With this project I learned how to use advanced SQL queries to analyze data from the logs of a web service to answer important questions like "What is the most popular page?" and "When was the error rate high?"
In order to be able to run the project you will need to have installed:
- Python 2.7
- PostgressSQL
Also when postgressSQL is up and running:
- Create a database named "news" and restore the newsdata.sql dump.
- Create the following article_views and resquests_by_day database VIEWS
Take a look to my good looking SQL Create Views statements below!

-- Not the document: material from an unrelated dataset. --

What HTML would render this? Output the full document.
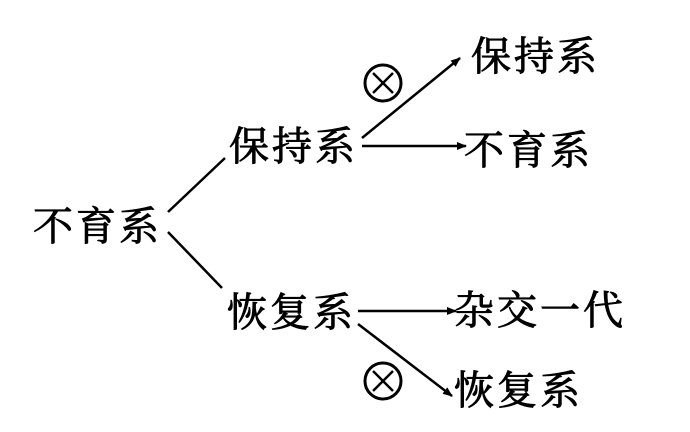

CREATE VIEW article_views AS
SELECT
a.id,
count(a.id) AS views
FROM articles AS a
JOIN log AS l
ON l.path = CONCAT('/article/', a.slug)
WHERE l.status = '200 OK'
GROUP BY a.id;
CREATE VIEW requests_by_day AS
SELECT
day,
requests,
count(*) AS errors
FROM log,
(SELECT
DATE_TRUNC('day', time) AS day,
count(*) AS requests
FROM log GROUP BY day) AS rbd
WHERE
day = DATE_TRUNC('day', log.time)
and log.status = '404 NOT FOUND'
GROUP BY day, requests;
- Keep calm my friend.
- Clone the source code in your local envarioment
- Enter to the code directory and run the command:
python log_analysis.py
What log_analysis.py will do is to connect to the database and for each query especified in analyze.py file it will consult the 'news' named database and print the results in the console.